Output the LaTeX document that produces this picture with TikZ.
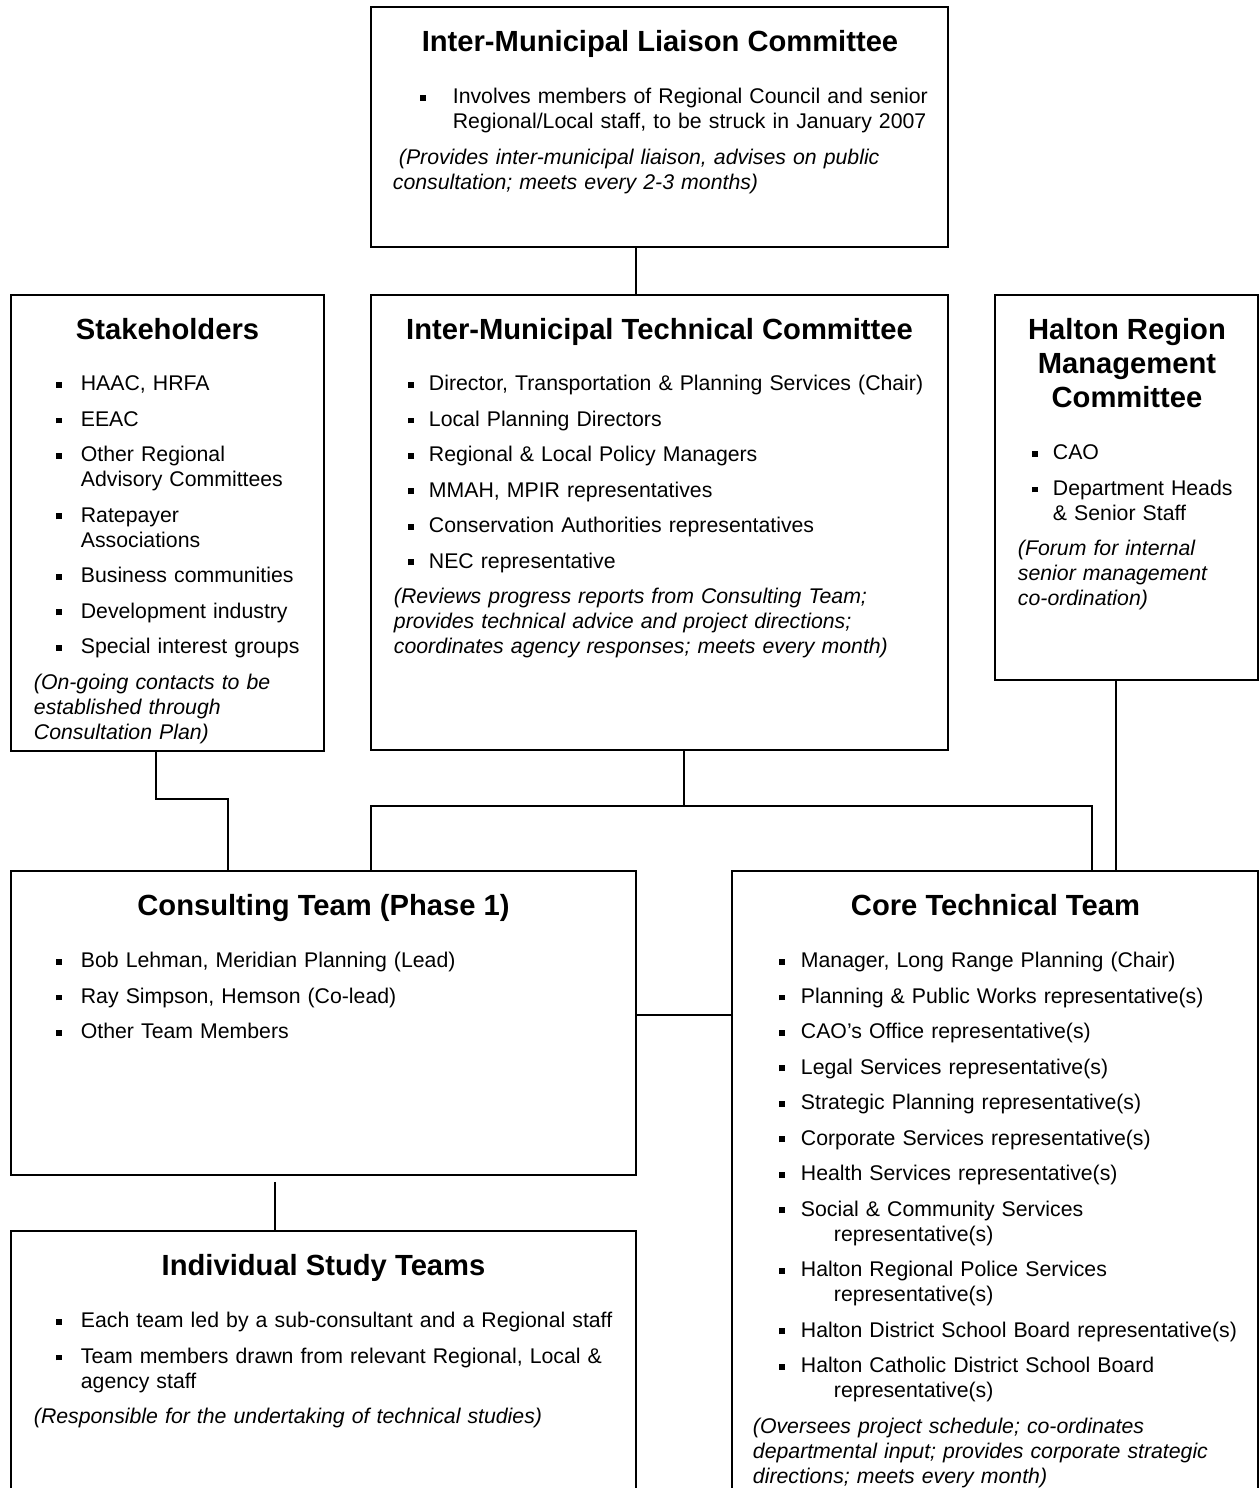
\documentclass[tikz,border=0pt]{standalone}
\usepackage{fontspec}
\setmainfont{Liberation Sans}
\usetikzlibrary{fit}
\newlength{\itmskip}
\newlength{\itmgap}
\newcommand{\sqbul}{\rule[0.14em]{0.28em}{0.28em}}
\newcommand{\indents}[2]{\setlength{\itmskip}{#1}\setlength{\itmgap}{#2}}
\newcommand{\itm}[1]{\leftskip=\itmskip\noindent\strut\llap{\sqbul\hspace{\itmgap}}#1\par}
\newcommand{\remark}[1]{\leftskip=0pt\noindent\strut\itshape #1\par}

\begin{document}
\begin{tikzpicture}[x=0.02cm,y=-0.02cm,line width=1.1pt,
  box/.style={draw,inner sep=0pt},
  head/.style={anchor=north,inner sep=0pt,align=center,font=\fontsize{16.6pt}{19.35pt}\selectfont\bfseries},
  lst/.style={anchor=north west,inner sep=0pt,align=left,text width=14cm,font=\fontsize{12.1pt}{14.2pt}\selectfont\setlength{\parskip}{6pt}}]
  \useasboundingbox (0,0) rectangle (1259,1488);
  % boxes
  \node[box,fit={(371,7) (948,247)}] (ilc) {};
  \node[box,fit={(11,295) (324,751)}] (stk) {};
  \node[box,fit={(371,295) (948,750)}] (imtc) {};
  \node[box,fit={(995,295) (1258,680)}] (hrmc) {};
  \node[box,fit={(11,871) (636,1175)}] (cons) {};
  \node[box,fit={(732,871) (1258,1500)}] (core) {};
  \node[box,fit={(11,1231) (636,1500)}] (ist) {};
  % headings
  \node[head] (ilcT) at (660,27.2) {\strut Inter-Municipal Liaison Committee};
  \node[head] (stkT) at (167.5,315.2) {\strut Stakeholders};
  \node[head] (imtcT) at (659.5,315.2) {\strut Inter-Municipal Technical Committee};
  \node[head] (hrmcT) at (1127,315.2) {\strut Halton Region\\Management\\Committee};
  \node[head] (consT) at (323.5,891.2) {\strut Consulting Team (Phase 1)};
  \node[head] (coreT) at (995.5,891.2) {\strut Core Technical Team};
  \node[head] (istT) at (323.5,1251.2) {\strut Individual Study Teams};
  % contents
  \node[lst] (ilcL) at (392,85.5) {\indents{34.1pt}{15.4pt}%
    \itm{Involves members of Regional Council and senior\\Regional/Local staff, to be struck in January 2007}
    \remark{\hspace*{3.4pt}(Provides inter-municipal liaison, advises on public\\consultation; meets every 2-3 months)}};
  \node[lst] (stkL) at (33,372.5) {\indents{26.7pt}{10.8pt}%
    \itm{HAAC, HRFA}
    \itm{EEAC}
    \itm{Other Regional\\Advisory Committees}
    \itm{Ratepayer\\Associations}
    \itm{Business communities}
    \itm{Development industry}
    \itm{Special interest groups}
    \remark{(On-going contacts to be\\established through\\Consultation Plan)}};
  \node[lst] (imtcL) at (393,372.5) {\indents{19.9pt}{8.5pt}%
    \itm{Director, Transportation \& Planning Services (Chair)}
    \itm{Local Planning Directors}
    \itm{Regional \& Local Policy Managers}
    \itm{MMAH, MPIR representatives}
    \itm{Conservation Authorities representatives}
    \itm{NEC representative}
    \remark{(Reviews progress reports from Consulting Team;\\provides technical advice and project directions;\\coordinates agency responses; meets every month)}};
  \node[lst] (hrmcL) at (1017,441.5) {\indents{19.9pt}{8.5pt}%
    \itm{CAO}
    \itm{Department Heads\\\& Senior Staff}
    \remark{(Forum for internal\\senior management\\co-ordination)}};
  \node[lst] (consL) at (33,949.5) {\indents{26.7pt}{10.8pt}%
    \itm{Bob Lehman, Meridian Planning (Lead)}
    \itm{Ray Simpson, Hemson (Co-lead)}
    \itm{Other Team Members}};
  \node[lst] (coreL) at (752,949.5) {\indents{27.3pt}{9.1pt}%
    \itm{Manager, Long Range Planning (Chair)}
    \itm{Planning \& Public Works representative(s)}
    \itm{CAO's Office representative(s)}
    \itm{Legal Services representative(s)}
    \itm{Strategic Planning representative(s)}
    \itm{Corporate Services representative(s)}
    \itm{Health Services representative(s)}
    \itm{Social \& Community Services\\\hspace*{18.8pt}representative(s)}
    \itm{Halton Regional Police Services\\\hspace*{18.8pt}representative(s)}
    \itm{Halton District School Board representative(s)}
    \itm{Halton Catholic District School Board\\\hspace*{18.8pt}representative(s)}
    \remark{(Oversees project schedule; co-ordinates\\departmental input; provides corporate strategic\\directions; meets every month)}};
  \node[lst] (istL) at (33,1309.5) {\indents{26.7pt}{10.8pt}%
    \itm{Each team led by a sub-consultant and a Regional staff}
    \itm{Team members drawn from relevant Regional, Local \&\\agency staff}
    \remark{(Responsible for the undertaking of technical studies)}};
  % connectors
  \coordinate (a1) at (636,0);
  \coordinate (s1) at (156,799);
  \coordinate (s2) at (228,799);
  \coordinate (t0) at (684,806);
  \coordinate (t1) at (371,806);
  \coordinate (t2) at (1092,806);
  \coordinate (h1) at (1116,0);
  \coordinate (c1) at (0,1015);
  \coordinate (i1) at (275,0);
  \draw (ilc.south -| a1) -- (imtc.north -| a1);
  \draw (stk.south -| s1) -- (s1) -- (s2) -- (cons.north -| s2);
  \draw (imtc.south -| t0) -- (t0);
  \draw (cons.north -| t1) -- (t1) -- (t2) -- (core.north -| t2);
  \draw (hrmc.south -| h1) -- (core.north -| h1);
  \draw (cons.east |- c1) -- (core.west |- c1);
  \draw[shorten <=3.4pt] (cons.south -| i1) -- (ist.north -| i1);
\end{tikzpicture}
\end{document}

+-------+

[Challenge]:
Restate the data above word for word. Do not include the images.

[Exercise result]:
Output the LaTeX document that produces this picture with TikZ.
\documentclass[tikz,border=0pt]{standalone}
\usepackage{fontspec}
\setmainfont{Liberation Sans}
\usetikzlibrary{fit}
\newlength{\itmskip}
\newlength{\itmgap}
\newcommand{\sqbul}{\rule[0.14em]{0.28em}{0.28em}}
\newcommand{\indents}[2]{\setlength{\itmskip}{#1}\setlength{\itmgap}{#2}}
\newcommand{\itm}[1]{\leftskip=\itmskip\noindent\strut\llap{\sqbul\hspace{\itmgap}}#1\par}
\newcommand{\remark}[1]{\leftskip=0pt\noindent\strut\itshape #1\par}

\begin{document}
\begin{tikzpicture}[x=0.02cm,y=-0.02cm,line width=1.1pt,
  box/.style={draw,inner sep=0pt},
  head/.style={anchor=north,inner sep=0pt,align=center,font=\fontsize{16.6pt}{19.35pt}\selectfont\bfseries},
  lst/.style={anchor=north west,inner sep=0pt,align=left,text width=14cm,font=\fontsize{12.1pt}{14.2pt}\selectfont\setlength{\parskip}{6pt}}]
  \useasboundingbox (0,0) rectangle (1259,1488);
  % boxes
  \node[box,fit={(371,7) (948,247)}] (ilc) {};
  \node[box,fit={(11,295) (324,751)}] (stk) {};
  \node[box,fit={(371,295) (948,750)}] (imtc) {};
  \node[box,fit={(995,295) (1258,680)}] (hrmc) {};
  \node[box,fit={(11,871) (636,1175)}] (cons) {};
  \node[box,fit={(732,871) (1258,1500)}] (core) {};
  \node[box,fit={(11,1231) (636,1500)}] (ist) {};
  % headings
  \node[head] (ilcT) at (660,27.2) {\strut Inter-Municipal Liaison Committee};
  \node[head] (stkT) at (167.5,315.2) {\strut Stakeholders};
  \node[head] (imtcT) at (659.5,315.2) {\strut Inter-Municipal Technical Committee};
  \node[head] (hrmcT) at (1127,315.2) {\strut Halton Region\\Management\\Committee};
  \node[head] (consT) at (323.5,891.2) {\strut Consulting Team (Phase 1)};
  \node[head] (coreT) at (995.5,891.2) {\strut Core Technical Team};
  \node[head] (istT) at (323.5,1251.2) {\strut Individual Study Teams};
  % contents
  \node[lst] (ilcL) at (392,85.5) {\indents{34.1pt}{15.4pt}%
    \itm{Involves members of Regional Council and senior\\Regional/Local staff, to be struck in January 2007}
    \remark{\hspace*{3.4pt}(Provides inter-municipal liaison, advises on public\\consultation; meets every 2-3 months)}};
  \node[lst] (stkL) at (33,372.5) {\indents{26.7pt}{10.8pt}%
    \itm{HAAC, HRFA}
    \itm{EEAC}
    \itm{Other Regional\\Advisory Committees}
    \itm{Ratepayer\\Associations}
    \itm{Business communities}
    \itm{Development industry}
    \itm{Special interest groups}
    \remark{(On-going contacts to be\\established through\\Consultation Plan)}};
  \node[lst] (imtcL) at (393,372.5) {\indents{19.9pt}{8.5pt}%
    \itm{Director, Transportation \& Planning Services (Chair)}
    \itm{Local Planning Directors}
    \itm{Regional \& Local Policy Managers}
    \itm{MMAH, MPIR representatives}
    \itm{Conservation Authorities representatives}
    \itm{NEC representative}
    \remark{(Reviews progress reports from Consulting Team;\\provides technical advice and project directions;\\coordinates agency responses; meets every month)}};
  \node[lst] (hrmcL) at (1017,441.5) {\indents{19.9pt}{8.5pt}%
    \itm{CAO}
    \itm{Department Heads\\\& Senior Staff}
    \remark{(Forum for internal\\senior management\\co-ordination)}};
  \node[lst] (consL) at (33,949.5) {\indents{26.7pt}{10.8pt}%
    \itm{Bob Lehman, Meridian Planning (Lead)}
    \itm{Ray Simpson, Hemson (Co-lead)}
    \itm{Other Team Members}};
  \node[lst] (coreL) at (752,949.5) {\indents{27.3pt}{9.1pt}%
    \itm{Manager, Long Range Planning (Chair)}
    \itm{Planning \& Public Works representative(s)}
    \itm{CAO's Office representative(s)}
    \itm{Legal Services representative(s)}
    \itm{Strategic Planning representative(s)}
    \itm{Corporate Services representative(s)}
    \itm{Health Services representative(s)}
    \itm{Social \& Community Services\\\hspace*{18.8pt}representative(s)}
    \itm{Halton Regional Police Services\\\hspace*{18.8pt}representative(s)}
    \itm{Halton District School Board representative(s)}
    \itm{Halton Catholic District School Board\\\hspace*{18.8pt}representative(s)}
    \remark{(Oversees project schedule; co-ordinates\\departmental input; provides corporate strategic\\directions; meets every month)}};
  \node[lst] (istL) at (33,1309.5) {\indents{26.7pt}{10.8pt}%
    \itm{Each team led by a sub-consultant and a Regional staff}
    \itm{Team members drawn from relevant Regional, Local \&\\agency staff}
    \remark{(Responsible for the undertaking of technical studies)}};
  % connectors
  \coordinate (a1) at (636,0);
  \coordinate (s1) at (156,799);
  \coordinate (s2) at (228,799);
  \coordinate (t0) at (684,806);
  \coordinate (t1) at (371,806);
  \coordinate (t2) at (1092,806);
  \coordinate (h1) at (1116,0);
  \coordinate (c1) at (0,1015);
  \coordinate (i1) at (275,0);
  \draw (ilc.south -| a1) -- (imtc.north -| a1);
  \draw (stk.south -| s1) -- (s1) -- (s2) -- (cons.north -| s2);
  \draw (imtc.south -| t0) -- (t0);
  \draw (cons.north -| t1) -- (t1) -- (t2) -- (core.north -| t2);
  \draw (hrmc.south -| h1) -- (core.north -| h1);
  \draw (cons.east |- c1) -- (core.west |- c1);
  \draw[shorten <=3.4pt] (cons.south -| i1) -- (ist.north -| i1);
\end{tikzpicture}
\end{document}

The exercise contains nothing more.